Though he has not spoken to the apartment representatives directly, Harris said he understands that they have a plan that has been communicated to the apartment residents.

His concern is that the plan might take too long to implement to address the pressing concerns. Fallow said those concerns at the Park complex include among other things, issues with windows that don’t work properly and infrastructure problems that appear to be due to settling of the property. At Brookhollow, he said, there are serious issues with staircases that are coming off the walls both inside and outside of the structure, roof leaks and other problems that could prevent residents from safely inhabiting the dwellings.

He said it is not only an issue of the residents being able to get out of the structures in an emergency, but also one of emergency personnel not being able to get to help those residents in a critical situation. 

The city, Harris said, does not want to have to condemn the properties because there are residents being housed at both locations.

And finding replacement housing for those people will be hard. 

Both apartment complexes are subsidized housing, and those types of units are in short supply in this area.

One tenant’s issues 

Angela Thompson has lived at Park Apartments for several months and said she has been repeatedly promised that repairs would be made to her unit but the repairs that have been made, to things like a gaping hole in her ceiling, have been stop gap measures at best. She said despite having asked on a number of occasions, she has not received a copy of her lease. She also has had several other problems that the staff at the complex have not fixed to her satisfaction. 

The kitchen cabinets are falling apart, Thompson’s daughter Samantha Murphy said. And there is a leak under the sink that “is possibly growing mold.” There is also a hole in her ceiling because the ceiling collapsed due to a water leak after a storm. 

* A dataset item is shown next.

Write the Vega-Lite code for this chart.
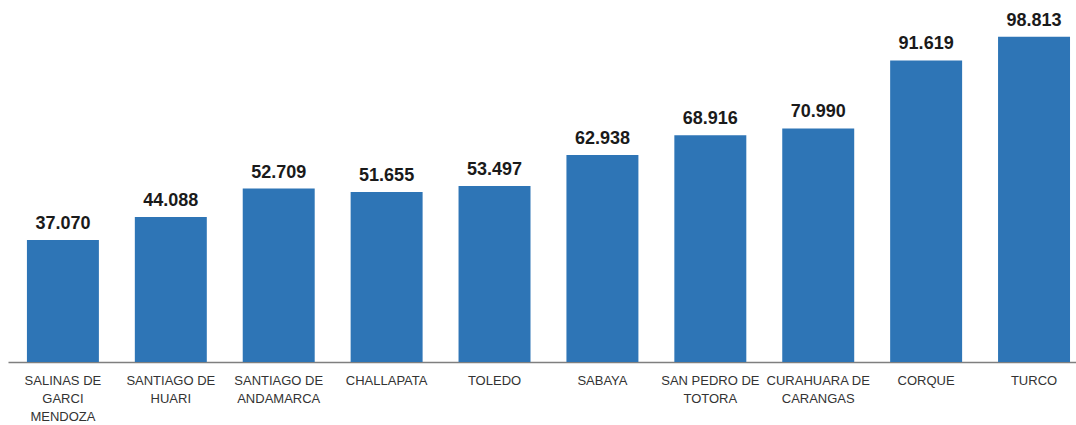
{
  "$schema": "https://vega.github.io/schema/vega-lite/v6.json",
  "width": 1068,
  "height": 362,
  "padding": {"left": 8, "top": 0, "right": 0, "bottom": 63},
  "autosize": {"type": "none"},
  "background": "white",
  "config": {
    "view": {"stroke": null},
    "locale": {"number": {"decimal": ",", "thousands": ".", "grouping": [3], "currency": ["", ""]}}
  },
  "data": {
    "values": [
      {"municipio": "SALINAS DE|GARCI|MENDOZA", "poblacion": 37070},
      {"municipio": "SANTIAGO DE|HUARI", "poblacion": 44088},
      {"municipio": "SANTIAGO DE|ANDAMARCA", "poblacion": 52709},
      {"municipio": "CHALLAPATA", "poblacion": 51655},
      {"municipio": "TOLEDO", "poblacion": 53497},
      {"municipio": "SABAYA", "poblacion": 62938},
      {"municipio": "SAN PEDRO DE|TOTORA", "poblacion": 68916},
      {"municipio": "CURAHUARA DE|CARANGAS", "poblacion": 70990},
      {"municipio": "CORQUE", "poblacion": 91619},
      {"municipio": "TURCO", "poblacion": 98813}
    ]
  },
  "encoding": {
    "x": {
      "field": "municipio",
      "type": "nominal",
      "sort": null,
      "scale": {"paddingInner": 0.333, "paddingOuter": 0.1154, "align": 0.76},
      "axis": {
        "title": null,
        "labelAngle": 0,
        "labelExpr": "split(datum.label, '|')",
        "labelFont": "Liberation Sans",
        "labelFontSize": 13,
        "labelColor": "#333333",
        "labelLineHeight": 18,
        "labelPadding": 12,
        "ticks": false,
        "domainColor": "#7f7f7f",
        "domainWidth": 1.5,
        "labelLimit": 200
      }
    },
    "y": {
      "field": "poblacion",
      "type": "quantitative",
      "scale": {"domain": [0, 110000]},
      "axis": null
    }
  },
  "layer": [
    {"mark": {"type": "bar", "color": "#2E75B6"}},
    {
      "mark": {"type": "text", "baseline": "alphabetic", "dy": -11, "font": "Liberation Sans", "fontWeight": "bold", "fontSize": 18, "color": "#1a1a1a"},
      "encoding": {"text": {"field": "poblacion", "type": "quantitative", "format": ",d"}}
    }
  ]
}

“The maintenance guy was coming over to fix it and just put a plastic bag over it instead of actually getting it fixed. They were supposed to have it fixed by the 18th (of June) and didn’t,” Murphy said. She said because of the age of the structures, she is concerned that some of the material floating around in her mother’s apartment might include asbestos.

Murphy said there are other issues with the complex that have resulted from there not being an onsite property manager.

Her mother has not, she said, withheld any rent to try to make the property owners address the problems with her unit. Murphy said they considered moving her mother to another complex, but the waiting list for subsidized housing in the area can be up to two years long.  Her mother and other tenants are considering legal action if they can find an attorney willing to represent them if the situations are not addressed. 

Both Harris and Fallaw said what the city does next will hinge greatly on what happens at their upcoming meeting with the property owners. 

Going forward

Fallaw said the city does not currently have scheduled inspections for multi-family residential property once they have received their certification for occupancy.

“They have received fire inspections annually. We are working to get a license that all multi-family complexes would have to have and what that would come with is a yearly inspection, a random inspection of probably ten to 15 percent of the units,” he said.